:: Supplied records
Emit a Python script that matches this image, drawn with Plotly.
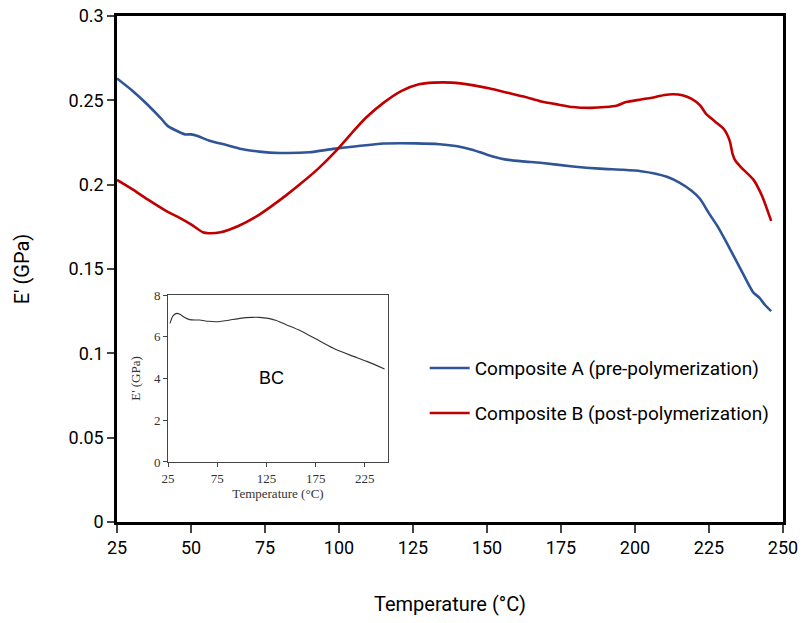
::::
:: Supplied records
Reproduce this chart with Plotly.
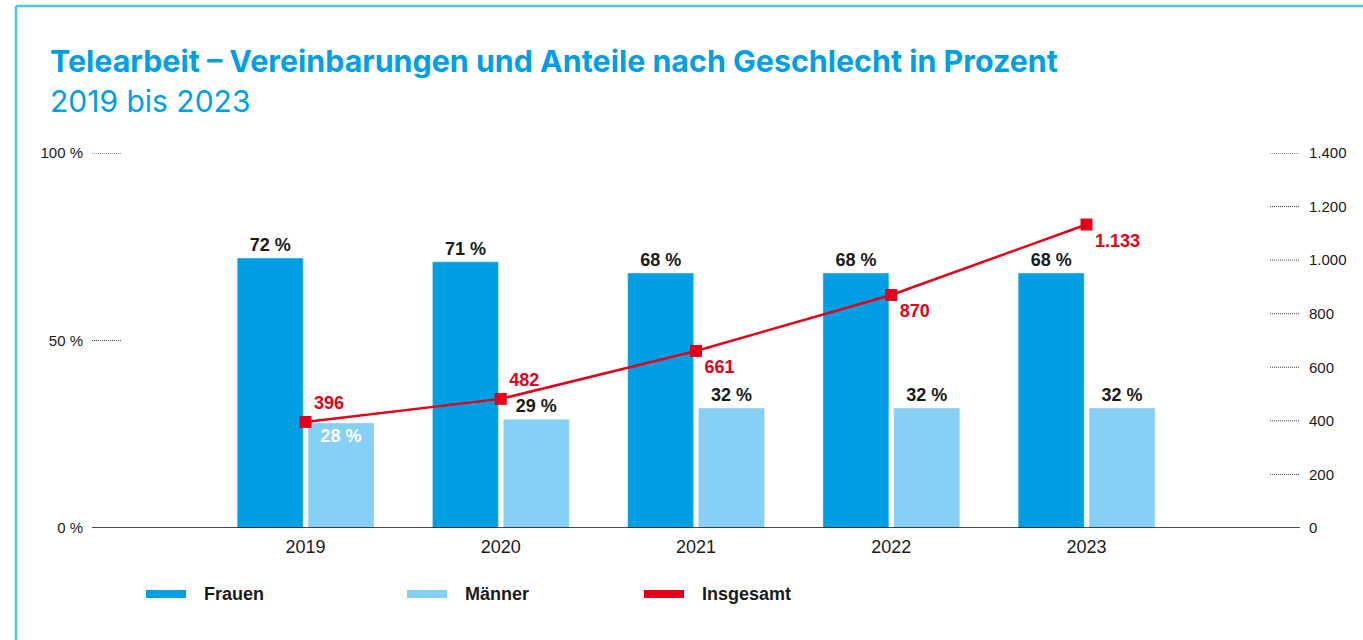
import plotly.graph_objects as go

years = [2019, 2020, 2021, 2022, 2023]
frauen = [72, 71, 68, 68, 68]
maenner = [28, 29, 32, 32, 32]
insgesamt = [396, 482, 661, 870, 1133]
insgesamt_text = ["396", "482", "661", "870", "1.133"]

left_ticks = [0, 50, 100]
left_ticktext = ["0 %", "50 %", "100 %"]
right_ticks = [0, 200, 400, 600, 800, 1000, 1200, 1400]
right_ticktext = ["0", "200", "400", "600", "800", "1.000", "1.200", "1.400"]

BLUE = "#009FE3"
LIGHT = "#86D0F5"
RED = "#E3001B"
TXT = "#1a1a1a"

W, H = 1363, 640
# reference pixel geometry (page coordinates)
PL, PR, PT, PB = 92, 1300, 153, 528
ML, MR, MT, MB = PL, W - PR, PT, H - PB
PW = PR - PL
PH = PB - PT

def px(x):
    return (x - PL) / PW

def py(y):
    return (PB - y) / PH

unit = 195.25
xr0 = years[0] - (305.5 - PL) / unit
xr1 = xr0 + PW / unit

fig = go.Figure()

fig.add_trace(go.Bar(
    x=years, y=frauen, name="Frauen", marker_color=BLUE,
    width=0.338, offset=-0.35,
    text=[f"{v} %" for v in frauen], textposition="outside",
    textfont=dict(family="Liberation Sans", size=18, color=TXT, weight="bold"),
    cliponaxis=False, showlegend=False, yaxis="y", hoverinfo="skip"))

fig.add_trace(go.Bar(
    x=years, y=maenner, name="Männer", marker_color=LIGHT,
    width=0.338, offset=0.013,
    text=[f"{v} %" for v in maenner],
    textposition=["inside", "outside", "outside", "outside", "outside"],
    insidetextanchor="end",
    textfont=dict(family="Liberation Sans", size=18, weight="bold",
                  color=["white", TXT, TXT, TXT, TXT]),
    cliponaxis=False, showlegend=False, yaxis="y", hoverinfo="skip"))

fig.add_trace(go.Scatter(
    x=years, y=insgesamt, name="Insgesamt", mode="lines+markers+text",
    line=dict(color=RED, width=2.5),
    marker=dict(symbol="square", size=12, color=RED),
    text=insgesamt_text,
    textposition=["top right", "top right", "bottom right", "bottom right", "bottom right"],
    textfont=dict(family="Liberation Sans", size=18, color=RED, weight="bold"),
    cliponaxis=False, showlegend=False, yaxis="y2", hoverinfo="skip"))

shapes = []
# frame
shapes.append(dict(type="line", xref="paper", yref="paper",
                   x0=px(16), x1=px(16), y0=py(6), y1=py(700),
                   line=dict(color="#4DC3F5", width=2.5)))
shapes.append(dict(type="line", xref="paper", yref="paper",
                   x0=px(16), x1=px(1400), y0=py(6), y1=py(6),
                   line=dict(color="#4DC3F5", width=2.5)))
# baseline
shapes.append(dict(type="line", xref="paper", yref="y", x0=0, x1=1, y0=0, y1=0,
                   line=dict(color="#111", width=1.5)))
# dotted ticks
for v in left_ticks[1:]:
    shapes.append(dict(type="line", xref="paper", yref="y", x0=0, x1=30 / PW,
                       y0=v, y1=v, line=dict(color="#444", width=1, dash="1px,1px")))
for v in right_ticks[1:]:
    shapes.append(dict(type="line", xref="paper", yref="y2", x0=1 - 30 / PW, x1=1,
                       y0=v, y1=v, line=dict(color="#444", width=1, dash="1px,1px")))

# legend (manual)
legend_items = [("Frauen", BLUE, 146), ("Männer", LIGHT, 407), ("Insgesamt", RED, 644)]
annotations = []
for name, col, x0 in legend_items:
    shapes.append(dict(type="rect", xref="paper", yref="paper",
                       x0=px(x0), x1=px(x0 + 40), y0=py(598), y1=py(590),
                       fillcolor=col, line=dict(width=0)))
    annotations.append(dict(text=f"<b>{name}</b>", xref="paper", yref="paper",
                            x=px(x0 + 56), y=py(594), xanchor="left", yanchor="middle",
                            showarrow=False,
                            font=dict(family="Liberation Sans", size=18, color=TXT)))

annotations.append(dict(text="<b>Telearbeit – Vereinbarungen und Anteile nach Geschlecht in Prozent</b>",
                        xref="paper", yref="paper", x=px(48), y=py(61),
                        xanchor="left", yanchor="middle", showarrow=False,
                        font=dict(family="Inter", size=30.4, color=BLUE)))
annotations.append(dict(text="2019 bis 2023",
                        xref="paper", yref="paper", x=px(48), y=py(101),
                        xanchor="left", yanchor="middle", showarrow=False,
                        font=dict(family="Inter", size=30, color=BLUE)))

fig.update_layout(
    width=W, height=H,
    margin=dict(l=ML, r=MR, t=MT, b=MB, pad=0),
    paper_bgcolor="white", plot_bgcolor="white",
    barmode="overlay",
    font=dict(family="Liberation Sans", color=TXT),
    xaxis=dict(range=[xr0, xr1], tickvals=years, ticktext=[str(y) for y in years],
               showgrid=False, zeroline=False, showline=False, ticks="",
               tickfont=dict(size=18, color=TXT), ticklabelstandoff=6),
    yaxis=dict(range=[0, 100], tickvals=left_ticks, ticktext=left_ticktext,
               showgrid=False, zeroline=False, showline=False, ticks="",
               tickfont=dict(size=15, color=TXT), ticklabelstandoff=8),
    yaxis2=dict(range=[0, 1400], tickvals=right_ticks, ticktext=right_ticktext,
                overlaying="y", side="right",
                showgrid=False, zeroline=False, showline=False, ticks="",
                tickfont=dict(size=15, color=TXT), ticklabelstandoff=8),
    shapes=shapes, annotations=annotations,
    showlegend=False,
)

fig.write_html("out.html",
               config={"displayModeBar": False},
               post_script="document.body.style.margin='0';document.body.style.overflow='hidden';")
::::
Give again the lines from "Reproduce this chart with Plotly." to "fig = go.Figure()" exactly, both of those lines included, and do not include any pictures.

Reproduce this chart with Plotly.
import plotly.graph_objects as go

years = [2019, 2020, 2021, 2022, 2023]
frauen = [72, 71, 68, 68, 68]
maenner = [28, 29, 32, 32, 32]
insgesamt = [396, 482, 661, 870, 1133]
insgesamt_text = ["396", "482", "661", "870", "1.133"]

left_ticks = [0, 50, 100]
left_ticktext = ["0 %", "50 %", "100 %"]
right_ticks = [0, 200, 400, 600, 800, 1000, 1200, 1400]
right_ticktext = ["0", "200", "400", "600", "800", "1.000", "1.200", "1.400"]

BLUE = "#009FE3"
LIGHT = "#86D0F5"
RED = "#E3001B"
TXT = "#1a1a1a"

W, H = 1363, 640
# reference pixel geometry (page coordinates)
PL, PR, PT, PB = 92, 1300, 153, 528
ML, MR, MT, MB = PL, W - PR, PT, H - PB
PW = PR - PL
PH = PB - PT

def px(x):
    return (x - PL) / PW

def py(y):
    return (PB - y) / PH

unit = 195.25
xr0 = years[0] - (305.5 - PL) / unit
xr1 = xr0 + PW / unit

fig = go.Figure()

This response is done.